For the last six months, I have been getting at least three phone calls or emails a week from clients, all of whom run legitimate businesses with robust websites, and all of whom have gotten letters from photographers (mostly their representatives) seeking licensing fees for photos that have been posted without permission. Many of these photos have been on these websites without incident for years.

For a long time now, people have generally felt it appropriate to go onto various image search engines, find a photo for a newsletter, website, or other publication, and then cut and paste it into their publication or website. This trend did not generally apply to hard copy publications, because when you cut and paste something from the internet, the quality is not sufficient to reproduce in hard copy, as it pixilates and becomes distorted. However, because of the limited resolution of computer monitors, a cut and pasted image looks perfectly fine when copied to a website. As a result, based on ignorance of copyright law, believing in the myth of "it is on the internet so I can use it," or simply thinking the chances of getting caught were so minimal that it was worth the risk, hundreds of thousands of images have probably been cut and pasted without license and put on third-party websites and on-line publications.
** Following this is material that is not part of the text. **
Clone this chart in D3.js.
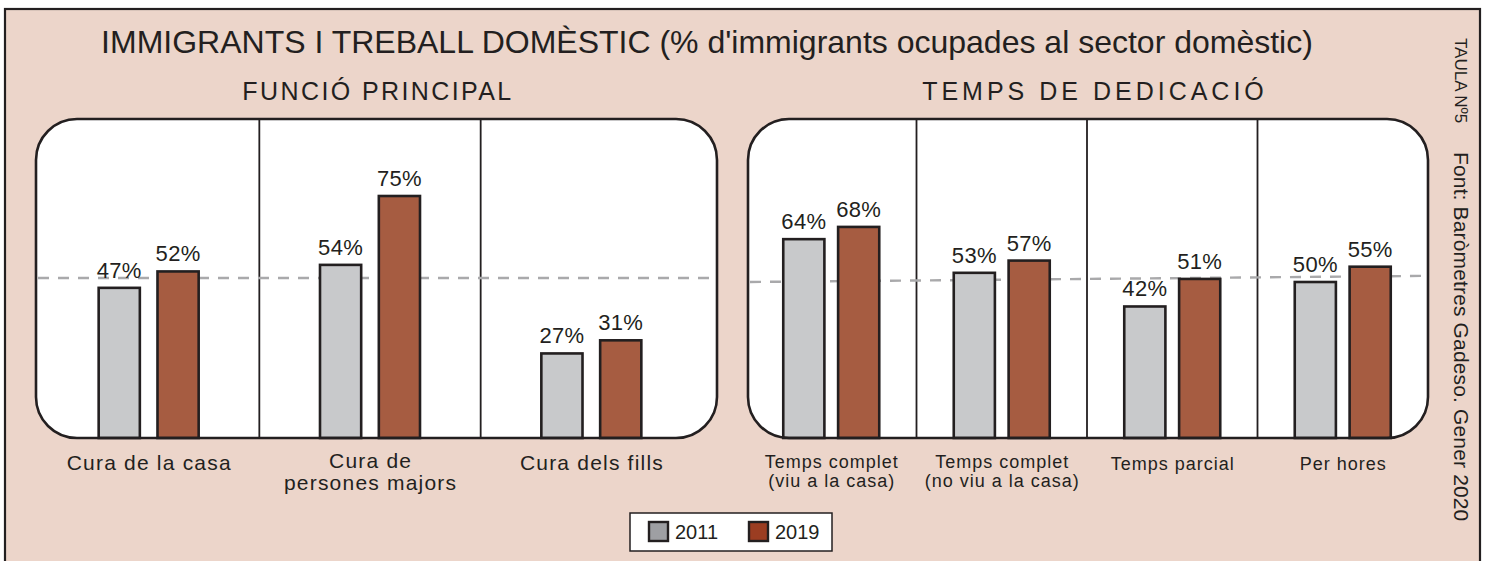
<!DOCTYPE html>
<html>
<head>
<meta charset="utf-8">
<script src="https://cdn.jsdelivr.net/npm/d3@7"></script>
<style>
  html, body { margin: 0; padding: 0; background: #ffffff; }
  svg { display: block; font-family: "Liberation Sans", Arial, Helvetica, sans-serif; }
</style>
</head>
<body>
<svg id="chart" width="1487" height="561"></svg>
<script>
// ---------- DATA ----------
const years = ["2011", "2019"];
const funcioCategories = ["Cura de la casa", "Cura de|persones majors", "Cura dels fills"];
const funcio2011 = [47, 54, 27];
const funcio2019 = [52, 75, 31];
const funcioReference = [50, 50];           // dashed reference line (start, end)

const tempsCategories = ["Temps complet|(viu a la casa)", "Temps complet|(no viu a la casa)", "Temps parcial", "Per hores"];
const temps2011 = [64, 53, 42, 50];
const temps2019 = [68, 57, 51, 55];
const tempsReference = [50, 52];            // dashed reference line (start, end)

const titleText = "IMMIGRANTS I TREBALL DOMÈSTIC (% d'immigrants ocupades al sector domèstic)";
const funcioTitle = "FUNCIÓ PRINCIPAL";
const tempsTitle = "TEMPS DE DEDICACIÓ";
const tableLabel = "TAULA Nº5";
const sourceLabel = "Font: Baròmetres Gadeso. Gener 2020";

// ---------- STYLE ----------
const C = {
  bg: "#ecd5ca",
  ink: "#231f20",
  bar: { "2011": "#c8c9cb", "2019": "#a65c41" },
  legend: { "2011": "#9e9fa3", "2019": "#9b3d22" },
  dash: "#a9a9ab"
};

const svg = d3.select("#chart");

// outer frame
svg.append("rect")
  .attr("x", 5).attr("y", 9).attr("width", 1475).attr("height", 600)
  .attr("fill", C.bg).attr("stroke", C.ink).attr("stroke-width", 2.2);

// title
svg.append("text")
  .attr("x", 707).attr("y", 53)
  .attr("text-anchor", "middle")
  .attr("font-size", 32).attr("fill", C.ink)
  .text(titleText);

// vertical side texts
svg.append("text")
  .attr("transform", "translate(1455,38) rotate(90)")
  .attr("font-size", 17).attr("fill", C.ink)
  .text(tableLabel);
svg.append("text")
  .attr("transform", "translate(1454,152) rotate(90)")
  .attr("font-size", 21).attr("fill", C.ink)
  .attr("letter-spacing", 0.15)
  .text(sourceLabel);

function panel(cfg) {
  const g = svg.append("g");
  const { categories, v2011, v2019, reference, px0, px1, top, bottom, bandRange, yRange,
          groupWidth, labelSize, labelSpacing, lineGap, subtitle, subX, subSpacing } = cfg;

  const x = d3.scaleBand().domain(categories).range(bandRange);
  const x1 = d3.scaleBand().domain(years)
    .range([-groupWidth / 2, groupWidth / 2]).paddingInner(cfg.innerPad);
  const y = d3.scaleLinear().domain([0, 100]).range(yRange);

  // subtitle
  svg.append("text")
    .attr("x", subX).attr("y", 100)
    .attr("text-anchor", "middle")
    .attr("font-size", 25).attr("letter-spacing", subSpacing).attr("fill", C.ink)
    .text(subtitle);

  // panel background
  g.append("rect")
    .attr("x", px0).attr("y", top)
    .attr("width", px1 - px0).attr("height", bottom - top)
    .attr("rx", 41).attr("ry", 41)
    .attr("fill", "#ffffff");

  // dividers
  categories.slice(1).forEach(c => {
    g.append("line")
      .attr("x1", x(c)).attr("x2", x(c))
      .attr("y1", top).attr("y2", bottom)
      .attr("stroke", C.ink).attr("stroke-width", 1.8);
  });

  // dashed reference line
  g.append("line")
    .attr("x1", px0 + 2).attr("x2", px1 - 5)
    .attr("y1", y(reference[0])).attr("y2", y(reference[1]))
    .attr("stroke", C.dash).attr("stroke-width", 2.4)
    .attr("stroke-dasharray", "11,9");

  const rows = [];
  categories.forEach((c, i) => {
    rows.push({ cat: c, year: "2011", v: v2011[i] });
    rows.push({ cat: c, year: "2019", v: v2019[i] });
  });
  const cx = d => x(d.cat) + x.bandwidth() / 2 + x1(d.year);

  // bars
  g.selectAll("rect.bar").data(rows).join("rect")
    .attr("class", "bar")
    .attr("x", d => cx(d))
    .attr("y", d => y(d.v))
    .attr("width", x1.bandwidth())
    .attr("height", d => bottom - y(d.v))
    .attr("fill", d => C.bar[d.year])
    .attr("stroke", C.ink).attr("stroke-width", 2.6);

  // value labels
  g.selectAll("text.val").data(rows).join("text")
    .attr("class", "val")
    .attr("x", d => cx(d) + x1.bandwidth() / 2)
    .attr("y", d => y(d.v) - 10)
    .attr("text-anchor", "middle")
    .attr("font-size", 22).attr("letter-spacing", 0.3).attr("fill", C.ink)
    .text(d => d.v + "%");

  // panel outline (on top)
  g.append("rect")
    .attr("x", px0).attr("y", top)
    .attr("width", px1 - px0).attr("height", bottom - top)
    .attr("rx", 41).attr("ry", 41)
    .attr("fill", "none").attr("stroke", C.ink).attr("stroke-width", 2.6);

  // category labels
  categories.forEach(c => {
    const lines = c.split("|");
    const t = svg.append("text")
      .attr("text-anchor", "middle")
      .attr("font-size", labelSize).attr("letter-spacing", labelSpacing)
      .attr("fill", C.ink);
    lines.forEach((ln, k) => {
      t.append("tspan")
        .attr("x", x(c) + x.bandwidth() / 2 + labelSpacing / 2)
        .attr("y", (lines.length > 1 ? 468 : 470) + k * lineGap)
        .text(ln);
    });
  });
}

panel({
  categories: funcioCategories, v2011: funcio2011, v2019: funcio2019, reference: funcioReference,
  px0: 36, px1: 717, top: 119, bottom: 438,
  bandRange: [38, 702], yRange: [442, 114],
  groupWidth: 100, innerPad: 0.3,
  labelSize: 21, labelSpacing: 1.2, lineGap: 22,
  subtitle: funcioTitle, subX: 378, subSpacing: 2.4
});

panel({
  categories: tempsCategories, v2011: temps2011, v2019: temps2019, reference: tempsReference,
  px0: 748, px1: 1428, top: 119, bottom: 438,
  bandRange: [746, 1428], yRange: [435, 129],
  groupWidth: 96, innerPad: 0.25,
  labelSize: 18, labelSpacing: 1.0, lineGap: 19,
  subtitle: tempsTitle, subX: 1095, subSpacing: 4.0
});

// legend
const lg = svg.append("g");
lg.append("rect")
  .attr("x", 630).attr("y", 513).attr("width", 202).attr("height", 38)
  .attr("fill", "#ffffff").attr("stroke", C.ink).attr("stroke-width", 1.5);
const legendX = d3.scalePoint().domain(years).range([649, 749]);
years.forEach(yr => {
  lg.append("rect")
    .attr("x", legendX(yr)).attr("y", 522)
    .attr("width", 19).attr("height", 19)
    .attr("fill", C.legend[yr]).attr("stroke", C.ink).attr("stroke-width", 2.4);
  lg.append("text")
    .attr("x", legendX(yr) + 26).attr("y", 539)
    .attr("font-size", 20).attr("fill", C.ink)
    .text(yr);
});
</script>
</body>
</html>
One of the reasons this was so easy to get away with in the past was there was no effective way for photographers to find unlicensed uses of their work. When you went onto the various search engines' image sections, what they were doing was searching for text surrounding images and offering up all sorts of related and unrelated images. A search of "Ronald Reagan" would result in pictures of Ronald Reagan, the Ronald Reagan Building, Ronald Reagan Airport, Ronald Reagan Highway, etc. Recently, photographers, wire services, and photo agencies large and small have either acquired new technology or engaged search companies that have image searching technology. These types of entities are now searching for images themselves. If you would like to see an example of how this works, you can go to www.tineye.com and upload an image (it's free), and you will see instantly how it scours the open internet, finds every use of the image, and gives you the website attached to it.